On Tuesday, October 10th, Kaye and I boarded a bus from Split, Croatia that took us to Sarajevo, Bosnia-Herzogovina. We had been to Mostar, B-H earlier with Doug on a day trip from Dubrovnik and gotten a feel of the effect the 1992-96 Balkan war had on some of the cities and people of the former Yugoslavia.
Sarajevo, prior to 1992, was best know as the location where the spark that ignited World War I occurred with the assassination of Archduke Franz Ferdinand of Austria and his wife, Sophie, in 1914. It’s also known for hosting the 1984 Winter Olympics.
In April of 1992 the siege of Sarajevo began and became the longest siege of a capital city in the history of modern warfare- check out https://en.wikipedia.org/wiki/Siege_of_Sarajevo for the history of the war.
The city of Sarajevo is where East meets West. It has been controlled by the Ottoman Empire who introduced Islam, the Austro-Hungarian Empire that favored Catholicism and Slavic influences that promoted Orthodox Christianity. There is also a Jewish influence but it was greatly diminished by Nazi occupation in World War II. All 3 religions are represented throughout Sarajevo . Also, the Yugoslavian socialist regime of Tito is very evident throughout the Balkan countries.
You can still see many of the physical scars left by the 1992-96 siege. You have to talk with the inhabitants to get a feel of the personal tragedies. We took several tours during our stay in the Balkans. The tour guides were usually male and in an age range of mid-20’s to early 30’s which puts them anywhere from 2-9 years old when the war broke out. They were all affected and you could hear it in their stories. Everything from ‘my father was missing for 2 years after the war’, to ‘my father’s body was found in a mass grave’ to ’70 % of my family was killed during the war’. They all want to help rebuild their countries, whether it is Croatia or Bosnia-Herzogovina. Tourism provides jobs and a way for them to tell their stories.
The photos here are mostly of Sarajevo, the surrounding countryside and of Mostar. I’ll put together photos of Dubrovnik , Split and Kotor, Montenegro in a later blog post.
We stayed in an AirBnB close to the Miljacka River and just a few blocks from the old town. We visited many of the sites that were affected by the war and got a better understanding of how complicated it was.

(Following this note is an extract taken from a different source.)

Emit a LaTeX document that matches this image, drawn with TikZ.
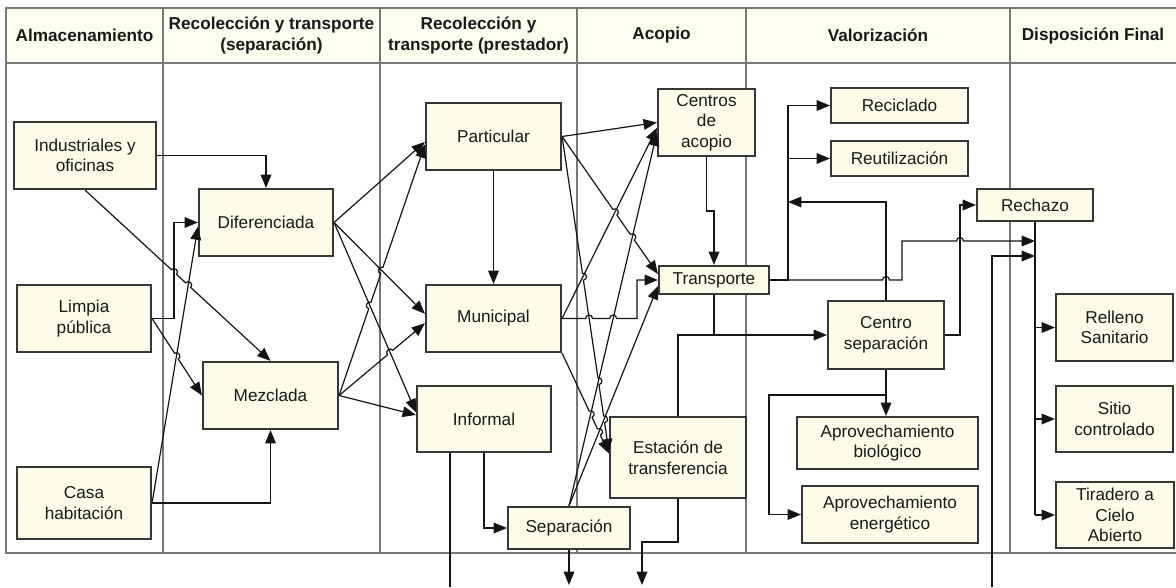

The people were warm, friendly and the young people were willing to talk about the war and how it affected them and their families. The generation that fought the war were reluctant to talk except to shake their heads. Depending upon who you talk to, it is referred to as a ‘war for independence’ or a ‘war of aggression’. Either way, you can still feel the animosity and mistrust between Bosnians, Croats and Serbs.
Things we did while in and around Sarajevo:
- Day tour with Dino explaining the 1992-96 war and the ’84 Olympic site
- Tour of Lokrum- a small village (under 20 people) in the mountains near Sarajevo. A mostly Muslim village that is difficult to get to in good weather and when there is snow it’s almost impossible to reach.
- A walking tour of Sarajevo where we met Cindy and Gary from Davenport, Iowa .
- Visited the War Childhood Museum- a moving museum of remembrances by children during the 4 year Sarajevo siege.
- Had a wonderful lunch with Yakup from Turkey at a local Turkish restaurant.
- Several trips to the local pool for a swim.
- Visited the Sarajevo Brewery- a source of water during the siege and a fine tap room.
Mostar, Bosnia-Herzogovina-On September 25, Kaye, Doug and I took a day trip from Dubrovnik, Croatia to Mostar. In order to do that, you have to cross international borders 6 times, each time producing your passport. During the busy summer tourist season it can take as long as 6 hours to cross borders. Fortunately for us, it wasn’t tourist season. We saw a jump from the bridge which is a fund raiser for orphaned kids.
The day trip to Mostar also included a stop at Kravice Falls a Bosnia-Herzogovina National Park.
Sarajevo, where East meets West.
One of the most moving scenes of the Srebrenica genocide against the innocent Bosniak population is the scene when father Ramo calls his son, Nermin, to surrender and that Serbian soldiers allegedly won’t do ‘nothing’. Ramo and his son Nermin are found by exhumation team in a mass grave near Srebrenica in 2008.
We took a drive with Dino, our tour guide for a couple of days, to the small rural village of Lukomir. It was about an hour drive over rough, rocky roads to a village that has about 20 full time inhabitants. Mostly sheep herders and farmers with a little bit of tourism, Lukomir boasts the highest elevation of a village in Bosnia-Herzogovina. Also seemed to be a popular mountain bike destination.